Cada año, especialmente cerca del 29 de mayo, bailarines, místicos y curiosos visitan ese lugar. Algunos cuentan que han visto una figura envuelta en túnicas rojas que danza entre los cipreses, una aparición etérea que parece rechazar el olvido. No baila para nadie. Baila porque no puede dejar de hacerlo. Porque bailar para Isadora fue un acto de supervivencia, un conjuro contra la muerte, un grito en la oscuridad.
Isadora Duncan fue, más que una bailarina, un símbolo de la ruptura con el orden establecido y la liberación del cuerpo como territorio sagrado. Ella nos enseñó que el movimiento es también un destino. Que en la danza se guarda un lenguaje antiguo, previo a la palabra, donde se narran historias de dolor, amor, rebeldía y esperanza.
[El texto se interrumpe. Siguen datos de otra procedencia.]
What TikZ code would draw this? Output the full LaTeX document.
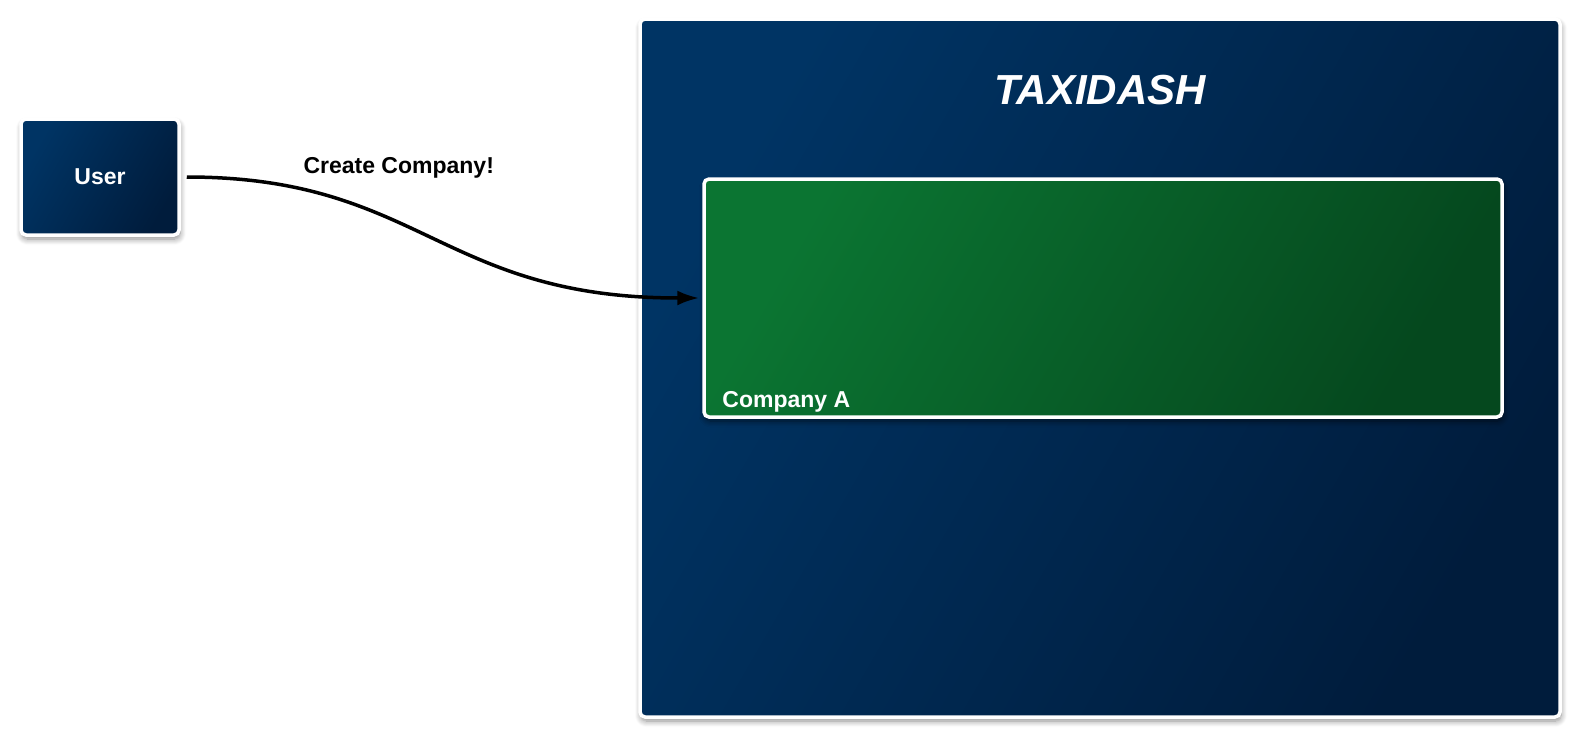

El 29 de mayo, fecha marcada por grandes caídas y revoluciones, nos recuerda que el cambio verdadero es un temblor interior. Que el arte puede ser catástrofe y renacimiento. Que el cuerpo, aun roto y vulnerable, puede convertirse en altar y en memoria.
Hoy, al recordar a Isadora, recordamos también que la libertad —en la danza o en la vida— no está libre de tragedia. Que el movimiento sigue, incluso cuando el dolor parece detenerlo. Que bailar, en su sentido más profundo, es resistir.